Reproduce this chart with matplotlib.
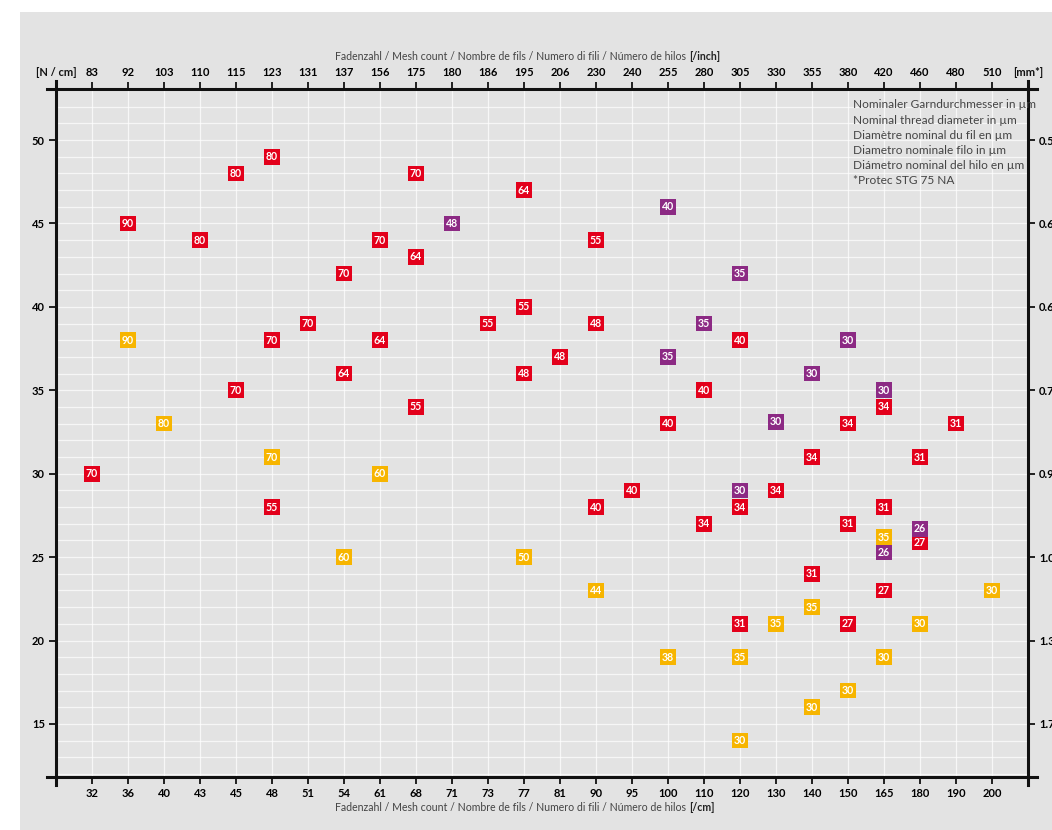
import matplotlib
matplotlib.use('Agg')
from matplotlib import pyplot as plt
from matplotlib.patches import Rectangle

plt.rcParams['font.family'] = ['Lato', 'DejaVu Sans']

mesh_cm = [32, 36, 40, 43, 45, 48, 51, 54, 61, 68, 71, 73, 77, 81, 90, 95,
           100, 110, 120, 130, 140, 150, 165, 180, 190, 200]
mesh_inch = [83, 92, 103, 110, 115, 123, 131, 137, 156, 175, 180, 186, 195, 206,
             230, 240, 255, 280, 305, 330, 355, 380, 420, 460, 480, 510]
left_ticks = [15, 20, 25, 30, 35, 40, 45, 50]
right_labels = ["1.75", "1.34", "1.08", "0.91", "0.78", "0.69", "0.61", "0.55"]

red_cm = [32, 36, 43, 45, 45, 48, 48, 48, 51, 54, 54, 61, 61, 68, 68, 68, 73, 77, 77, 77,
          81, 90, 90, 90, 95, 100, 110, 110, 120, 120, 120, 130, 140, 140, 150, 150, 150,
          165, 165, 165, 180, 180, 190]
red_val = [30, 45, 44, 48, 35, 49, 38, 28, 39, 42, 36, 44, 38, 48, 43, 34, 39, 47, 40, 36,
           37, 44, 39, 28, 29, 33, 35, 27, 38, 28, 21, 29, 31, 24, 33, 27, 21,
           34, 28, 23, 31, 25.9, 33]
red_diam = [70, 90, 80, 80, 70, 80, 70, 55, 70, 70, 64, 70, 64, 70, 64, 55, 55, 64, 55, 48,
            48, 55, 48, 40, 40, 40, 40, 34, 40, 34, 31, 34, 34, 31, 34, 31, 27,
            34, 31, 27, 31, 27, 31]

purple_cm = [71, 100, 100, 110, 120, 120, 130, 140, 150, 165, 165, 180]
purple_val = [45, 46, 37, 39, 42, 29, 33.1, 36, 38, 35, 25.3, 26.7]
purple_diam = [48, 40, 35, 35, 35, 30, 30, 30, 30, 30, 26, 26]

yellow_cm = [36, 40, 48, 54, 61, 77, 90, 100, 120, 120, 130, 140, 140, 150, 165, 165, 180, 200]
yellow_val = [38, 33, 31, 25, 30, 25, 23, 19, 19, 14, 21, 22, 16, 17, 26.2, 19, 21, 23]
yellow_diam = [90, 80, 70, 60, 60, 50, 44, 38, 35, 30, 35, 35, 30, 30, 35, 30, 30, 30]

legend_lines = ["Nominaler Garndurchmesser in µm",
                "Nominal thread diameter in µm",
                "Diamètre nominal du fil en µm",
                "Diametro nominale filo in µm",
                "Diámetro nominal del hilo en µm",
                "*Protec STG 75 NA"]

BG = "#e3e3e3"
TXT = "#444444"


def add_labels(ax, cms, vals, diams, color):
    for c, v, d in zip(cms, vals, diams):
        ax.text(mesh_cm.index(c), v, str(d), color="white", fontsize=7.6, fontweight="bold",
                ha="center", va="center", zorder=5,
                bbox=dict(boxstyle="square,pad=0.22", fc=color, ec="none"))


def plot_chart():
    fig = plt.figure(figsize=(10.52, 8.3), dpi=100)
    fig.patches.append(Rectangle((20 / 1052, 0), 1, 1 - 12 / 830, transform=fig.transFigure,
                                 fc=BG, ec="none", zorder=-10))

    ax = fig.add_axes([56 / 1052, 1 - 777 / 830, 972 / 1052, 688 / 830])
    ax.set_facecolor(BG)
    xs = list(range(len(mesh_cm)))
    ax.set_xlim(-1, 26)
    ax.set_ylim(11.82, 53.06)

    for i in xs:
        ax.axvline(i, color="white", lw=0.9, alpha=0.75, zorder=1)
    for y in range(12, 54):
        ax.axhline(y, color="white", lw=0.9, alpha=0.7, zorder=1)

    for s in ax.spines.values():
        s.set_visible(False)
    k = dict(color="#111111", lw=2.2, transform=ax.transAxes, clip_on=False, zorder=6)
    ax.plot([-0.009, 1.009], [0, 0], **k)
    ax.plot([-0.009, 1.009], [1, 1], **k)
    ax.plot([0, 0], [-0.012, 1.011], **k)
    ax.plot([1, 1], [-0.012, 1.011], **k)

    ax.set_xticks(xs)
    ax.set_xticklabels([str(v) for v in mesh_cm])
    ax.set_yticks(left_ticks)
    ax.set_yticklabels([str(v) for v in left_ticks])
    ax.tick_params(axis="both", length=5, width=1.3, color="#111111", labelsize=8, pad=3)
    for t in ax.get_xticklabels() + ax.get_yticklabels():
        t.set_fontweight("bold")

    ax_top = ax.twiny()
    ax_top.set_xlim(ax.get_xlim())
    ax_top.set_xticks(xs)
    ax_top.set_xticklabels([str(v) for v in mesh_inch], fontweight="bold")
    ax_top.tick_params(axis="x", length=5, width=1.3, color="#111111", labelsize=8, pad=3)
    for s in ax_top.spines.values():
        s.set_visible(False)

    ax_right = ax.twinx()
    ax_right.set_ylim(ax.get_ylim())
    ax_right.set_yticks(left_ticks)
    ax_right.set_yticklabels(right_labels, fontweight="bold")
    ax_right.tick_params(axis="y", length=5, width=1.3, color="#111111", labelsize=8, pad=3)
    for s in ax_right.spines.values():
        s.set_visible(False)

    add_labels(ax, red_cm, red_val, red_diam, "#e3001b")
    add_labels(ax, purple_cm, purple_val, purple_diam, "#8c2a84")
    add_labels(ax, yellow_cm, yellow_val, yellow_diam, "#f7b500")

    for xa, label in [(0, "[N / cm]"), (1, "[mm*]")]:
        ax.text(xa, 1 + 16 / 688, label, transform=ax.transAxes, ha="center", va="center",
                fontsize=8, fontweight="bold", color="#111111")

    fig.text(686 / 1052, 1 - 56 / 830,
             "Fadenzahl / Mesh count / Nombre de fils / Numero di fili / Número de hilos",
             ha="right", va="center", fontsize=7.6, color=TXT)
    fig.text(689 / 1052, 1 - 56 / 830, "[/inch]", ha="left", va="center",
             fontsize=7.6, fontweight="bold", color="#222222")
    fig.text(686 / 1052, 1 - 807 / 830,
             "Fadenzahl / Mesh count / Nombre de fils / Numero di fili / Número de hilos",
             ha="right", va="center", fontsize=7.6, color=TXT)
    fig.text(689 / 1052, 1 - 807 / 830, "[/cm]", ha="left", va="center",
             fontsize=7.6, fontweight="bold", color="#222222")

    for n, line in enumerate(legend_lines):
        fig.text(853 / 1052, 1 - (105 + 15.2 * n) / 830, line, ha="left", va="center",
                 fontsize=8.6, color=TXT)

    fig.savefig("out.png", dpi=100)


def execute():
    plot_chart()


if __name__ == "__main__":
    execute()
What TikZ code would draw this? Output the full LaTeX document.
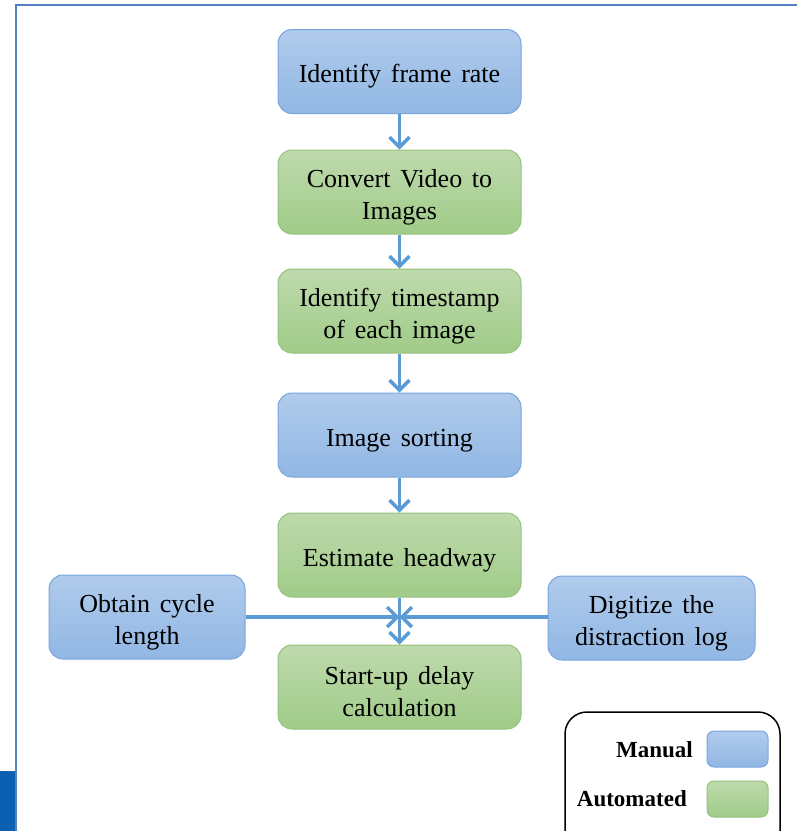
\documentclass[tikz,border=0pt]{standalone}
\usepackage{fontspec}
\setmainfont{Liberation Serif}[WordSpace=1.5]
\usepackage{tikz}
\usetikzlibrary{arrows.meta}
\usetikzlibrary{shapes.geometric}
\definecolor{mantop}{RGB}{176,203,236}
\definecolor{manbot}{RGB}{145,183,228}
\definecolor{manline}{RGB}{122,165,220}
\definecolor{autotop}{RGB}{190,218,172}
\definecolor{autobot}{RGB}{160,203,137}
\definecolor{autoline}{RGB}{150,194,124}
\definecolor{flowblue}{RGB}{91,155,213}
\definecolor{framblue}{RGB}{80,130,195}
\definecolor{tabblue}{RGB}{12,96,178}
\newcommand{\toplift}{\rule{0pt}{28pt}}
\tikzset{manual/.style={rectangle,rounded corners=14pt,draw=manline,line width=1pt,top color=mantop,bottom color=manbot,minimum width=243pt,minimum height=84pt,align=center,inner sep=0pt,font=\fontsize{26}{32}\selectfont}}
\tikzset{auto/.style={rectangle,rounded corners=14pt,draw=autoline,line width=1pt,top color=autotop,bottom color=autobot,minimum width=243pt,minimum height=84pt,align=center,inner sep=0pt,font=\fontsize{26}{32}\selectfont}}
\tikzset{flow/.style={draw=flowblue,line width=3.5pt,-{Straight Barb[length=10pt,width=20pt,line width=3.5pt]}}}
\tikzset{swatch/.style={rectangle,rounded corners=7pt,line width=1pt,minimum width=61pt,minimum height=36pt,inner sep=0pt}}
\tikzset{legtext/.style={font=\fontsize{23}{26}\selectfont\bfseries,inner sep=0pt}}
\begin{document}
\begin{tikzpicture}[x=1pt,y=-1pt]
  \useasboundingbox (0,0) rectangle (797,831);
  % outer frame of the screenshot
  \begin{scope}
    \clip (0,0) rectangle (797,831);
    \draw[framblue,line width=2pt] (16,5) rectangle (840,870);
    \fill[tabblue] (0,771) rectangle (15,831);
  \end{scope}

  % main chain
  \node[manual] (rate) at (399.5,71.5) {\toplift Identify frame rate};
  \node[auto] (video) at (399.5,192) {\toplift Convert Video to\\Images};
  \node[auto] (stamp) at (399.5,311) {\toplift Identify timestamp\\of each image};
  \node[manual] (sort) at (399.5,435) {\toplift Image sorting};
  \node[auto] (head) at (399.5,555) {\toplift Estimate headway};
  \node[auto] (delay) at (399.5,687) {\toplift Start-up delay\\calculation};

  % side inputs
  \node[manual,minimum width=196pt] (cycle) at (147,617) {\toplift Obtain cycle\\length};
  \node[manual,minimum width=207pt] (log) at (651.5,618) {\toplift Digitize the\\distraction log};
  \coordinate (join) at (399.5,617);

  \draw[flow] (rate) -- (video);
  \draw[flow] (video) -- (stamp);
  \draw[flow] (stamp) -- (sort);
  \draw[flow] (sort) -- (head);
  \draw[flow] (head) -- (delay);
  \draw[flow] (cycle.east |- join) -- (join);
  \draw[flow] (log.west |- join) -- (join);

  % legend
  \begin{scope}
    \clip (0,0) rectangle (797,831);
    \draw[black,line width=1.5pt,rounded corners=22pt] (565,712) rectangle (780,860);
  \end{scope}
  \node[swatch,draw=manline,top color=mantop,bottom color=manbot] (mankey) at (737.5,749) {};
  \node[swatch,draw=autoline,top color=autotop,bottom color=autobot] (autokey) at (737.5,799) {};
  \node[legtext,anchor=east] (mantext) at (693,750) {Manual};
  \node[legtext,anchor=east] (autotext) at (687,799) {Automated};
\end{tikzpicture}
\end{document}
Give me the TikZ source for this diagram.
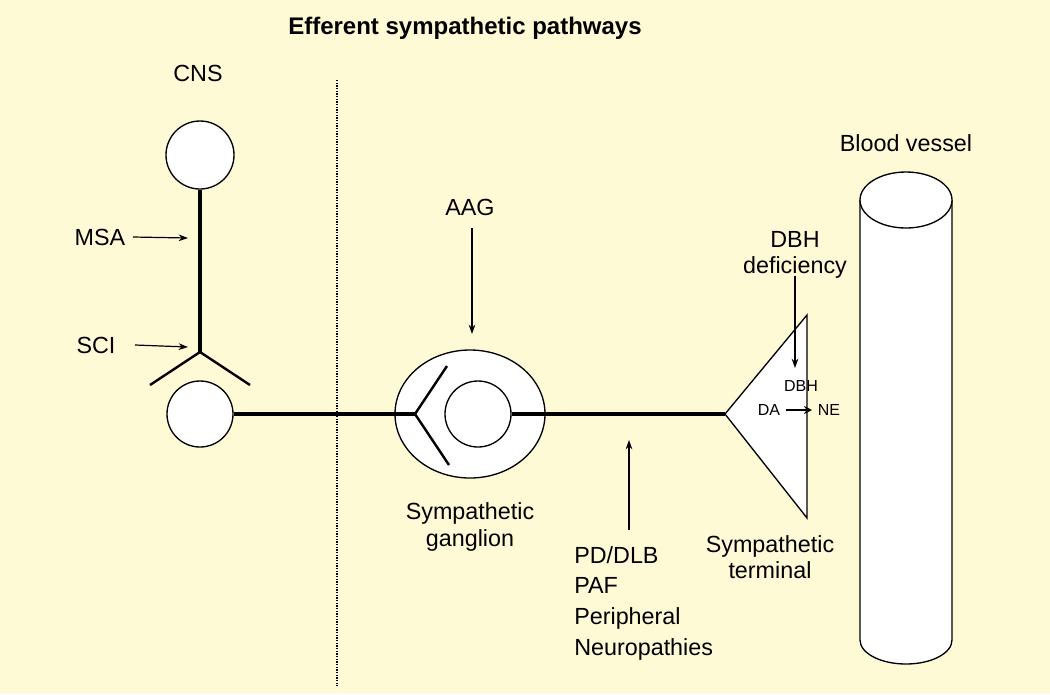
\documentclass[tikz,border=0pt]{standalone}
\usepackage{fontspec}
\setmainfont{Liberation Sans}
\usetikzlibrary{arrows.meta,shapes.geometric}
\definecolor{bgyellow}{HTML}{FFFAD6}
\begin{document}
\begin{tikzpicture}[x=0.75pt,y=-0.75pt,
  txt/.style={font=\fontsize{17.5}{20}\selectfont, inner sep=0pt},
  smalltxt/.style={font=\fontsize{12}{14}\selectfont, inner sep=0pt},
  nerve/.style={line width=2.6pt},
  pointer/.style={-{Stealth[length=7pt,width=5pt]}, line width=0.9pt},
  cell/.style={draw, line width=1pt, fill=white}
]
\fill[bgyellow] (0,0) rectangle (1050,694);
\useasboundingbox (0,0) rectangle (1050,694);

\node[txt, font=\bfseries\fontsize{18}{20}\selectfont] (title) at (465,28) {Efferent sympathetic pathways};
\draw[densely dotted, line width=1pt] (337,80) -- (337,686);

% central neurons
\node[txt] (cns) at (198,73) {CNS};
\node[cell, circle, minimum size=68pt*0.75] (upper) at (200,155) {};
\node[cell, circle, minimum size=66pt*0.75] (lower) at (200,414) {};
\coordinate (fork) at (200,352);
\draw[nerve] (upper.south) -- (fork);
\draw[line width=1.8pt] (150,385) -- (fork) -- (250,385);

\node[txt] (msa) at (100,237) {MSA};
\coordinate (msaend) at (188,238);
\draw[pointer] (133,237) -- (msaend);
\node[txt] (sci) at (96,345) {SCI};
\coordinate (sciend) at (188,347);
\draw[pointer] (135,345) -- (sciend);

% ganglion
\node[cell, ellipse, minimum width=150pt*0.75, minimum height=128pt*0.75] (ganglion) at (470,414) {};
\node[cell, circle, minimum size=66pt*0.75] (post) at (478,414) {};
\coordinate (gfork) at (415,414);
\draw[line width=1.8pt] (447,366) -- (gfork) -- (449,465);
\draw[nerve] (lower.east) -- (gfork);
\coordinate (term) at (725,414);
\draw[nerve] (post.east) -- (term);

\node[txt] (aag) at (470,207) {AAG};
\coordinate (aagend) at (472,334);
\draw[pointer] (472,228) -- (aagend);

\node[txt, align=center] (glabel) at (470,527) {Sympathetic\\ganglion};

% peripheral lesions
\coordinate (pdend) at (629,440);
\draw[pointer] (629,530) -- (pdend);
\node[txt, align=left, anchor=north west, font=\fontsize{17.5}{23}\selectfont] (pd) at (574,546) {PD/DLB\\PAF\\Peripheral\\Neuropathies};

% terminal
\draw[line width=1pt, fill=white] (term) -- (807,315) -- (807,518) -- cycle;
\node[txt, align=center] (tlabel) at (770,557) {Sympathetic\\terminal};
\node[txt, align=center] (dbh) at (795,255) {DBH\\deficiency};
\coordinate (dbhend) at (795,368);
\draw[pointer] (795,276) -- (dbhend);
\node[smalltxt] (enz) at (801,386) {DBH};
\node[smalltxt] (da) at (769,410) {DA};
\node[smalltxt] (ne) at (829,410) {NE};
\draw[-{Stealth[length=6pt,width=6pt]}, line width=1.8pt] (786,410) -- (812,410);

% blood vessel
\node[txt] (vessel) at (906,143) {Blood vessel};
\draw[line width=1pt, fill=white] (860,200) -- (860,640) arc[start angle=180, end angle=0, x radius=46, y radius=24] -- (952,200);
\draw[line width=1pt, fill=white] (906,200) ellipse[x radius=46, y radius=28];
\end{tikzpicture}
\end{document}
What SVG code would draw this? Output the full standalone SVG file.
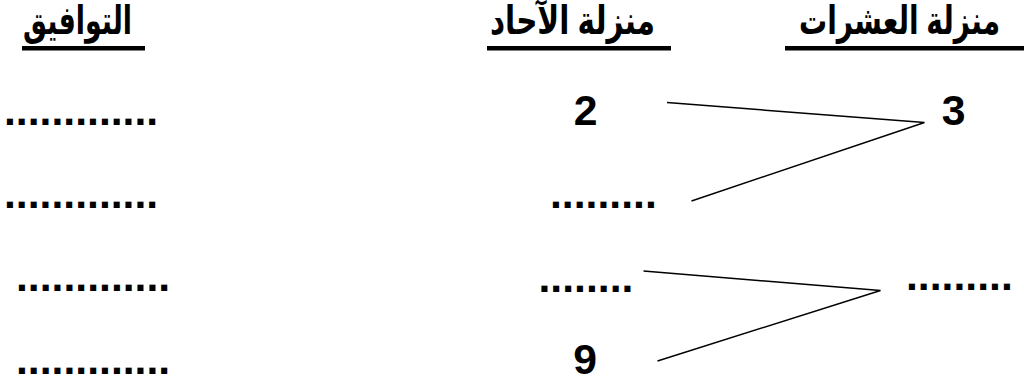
•••
[Exercise instructions] Copy out every line holding the string "would".

[Answer to the exercise]
What TikZ code would draw this? Output the full LaTeX document.
What SVG code would draw this? Output the full standalone SVG file.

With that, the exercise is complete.